On my eighteenth birthday, a very good male friend of mine treated me to lunch as a present. He traveled up from Tuscon for the weekend and had me chose the restaurant (we went to Mi Amgios, their chips and salsa are out of this world!) which made it clear that he was trying hard to make it a fun present. Everything was going great and the food was amazing. Our conversation points were light and fast paced, we covered tons of topics from his band to my upcoming Prom.
Then, Nick asked me where I thought that I was going to go to college in the Fall, and from my point of view the day pretty much took a nose-dive. The question was a serious one for me as I was torn between a couple of schools, one of which being the university that he attends. My girl friends and I had talked about college non-stop since the start of our senior year, analyzing everything from distance to majors offered. Naturally, I expected that our conversation would be equally in depth and thought out. I figured that we would run through the pros and cons of my final options and that he would be able to give me some useful insight, share his own experiences and reasons for making his choice. Instead, what I got was a guy glancing at everything but my eyes and responses that, when forced out, consisted of “Yeah.”

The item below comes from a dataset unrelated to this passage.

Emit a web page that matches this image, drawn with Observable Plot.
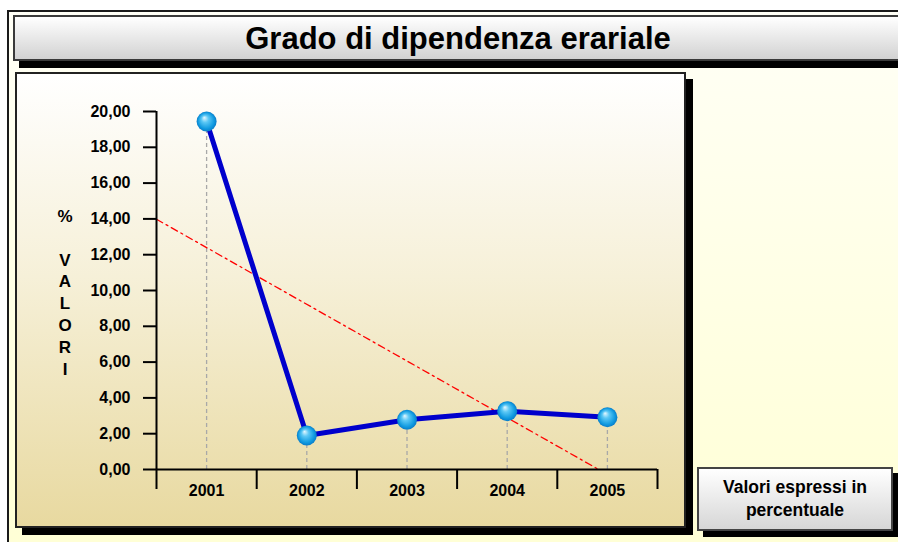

I was so irritated, I could not stand it! I felt incredibly frustrated that he cared so little about such a big decision and that he would not help me at all to make up my mind. Not to mention, that his body language and rapid-eye movements gave me the overall impression that he was about as interested in what I was saying as watching paint dry. However, after reading Tannen’s “Sex, Lies, and Conversation” our talk now seems much clearer, and a lot less aggravating. For instance, I was expecting him to offer feedback and ask probing questions which he most certainly did not. Thankfully, Tannen explores this very phenomenon when she writes, “Now, then a girl told a friend about a problem, the friend responded by asking probing questions and expressing agreement and understanding. But the boys dismissed each other’s problems” (Tannen 243). Furthermore, his lack of eye contact made me feel like he was disinterested in what I was saying, but again Tannen investigates this very practice, “I found that at every age, the girls and women faced each other directly, their eyes anchored on each other’s faces. At every age, the boys and men sat at angles to each other and looked elsewhere in the room, periodically glancing at each other” (Tannen 242). Thus, as Tannen explains it was our differing styles of conversation that lead to my feelings of frustration about our conversation. We both have very different ideas of what our roles in a conversation should be, though neither is better than the other.